Huang pointed out that AI deployment is not solely about generative AI. “Throwing GenAI at the wall to see if it succeeds is not a strategy.” He believes that because different industries face vastly different problems, Nvidia must develop domain-specific libraries to optimize solutions for each vertical.
This is why the CUDA-X ecosystem continues to expand, now covering dozens of fields, including:
Scientific computing
Medical imaging
Autonomous driving
Financial analysis
Data engineering
These libraries enable GPUs to deliver maximum performance across various industry scenarios.
Vertical Integration, Horizontal Openness in Nvidia’s AI Stack
Huang described Nvidia’s strategy as “vertically integrated but horizontally open.” This means Nvidia offers a complete stack from chips, systems, and software to application platforms, while allowing various enterprises and developers to build applications on its platform. In the face of exploding AI compute demands, Nvidia believes this model is the only way to drive accelerated computing.
AI’s Key Battleground: Unstructured Data
Huang also mentioned another critical AI task: handling unstructured data. He noted that about 90% of global data is unstructured, such as images, videos, audio, and natural language text, which were previously considered nearly useless due to difficulty in search and analysis. As AI and GPU acceleration mature, these data are gradually being transformed into analyzable assets.
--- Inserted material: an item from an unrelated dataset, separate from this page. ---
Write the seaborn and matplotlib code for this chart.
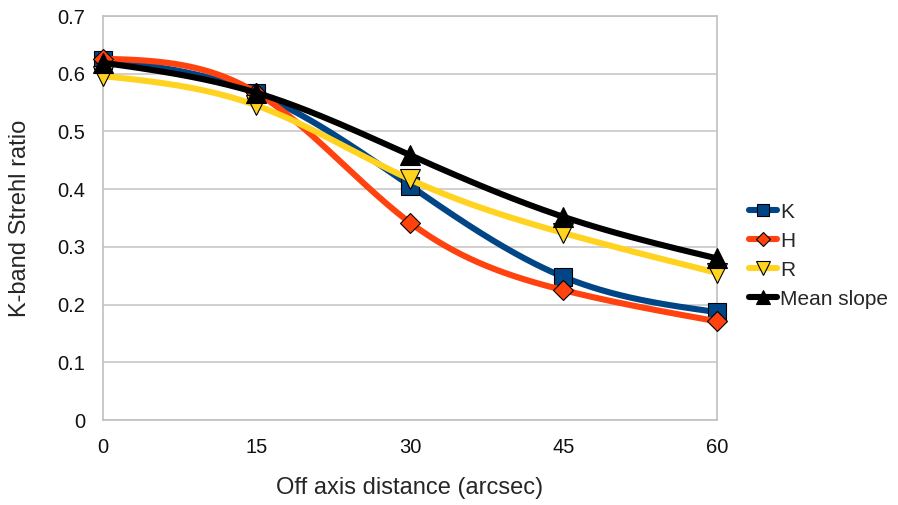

For example, IBM is leveraging Nvidia’s cuDF GPU-accelerated framework to enhance the efficiency of its WatsonX data platform, enabling rapid analysis and utilization of large volumes of unstructured data.
OpenAI to Use AWS to Alleviate Compute Pressure
Regarding AI infrastructure, Huang mentioned OpenAI’s compute needs. He stated that OpenAI is “completely constrained by compute,” and this year, the company will adopt Amazon Web Services infrastructure to help meet its massive computational demands.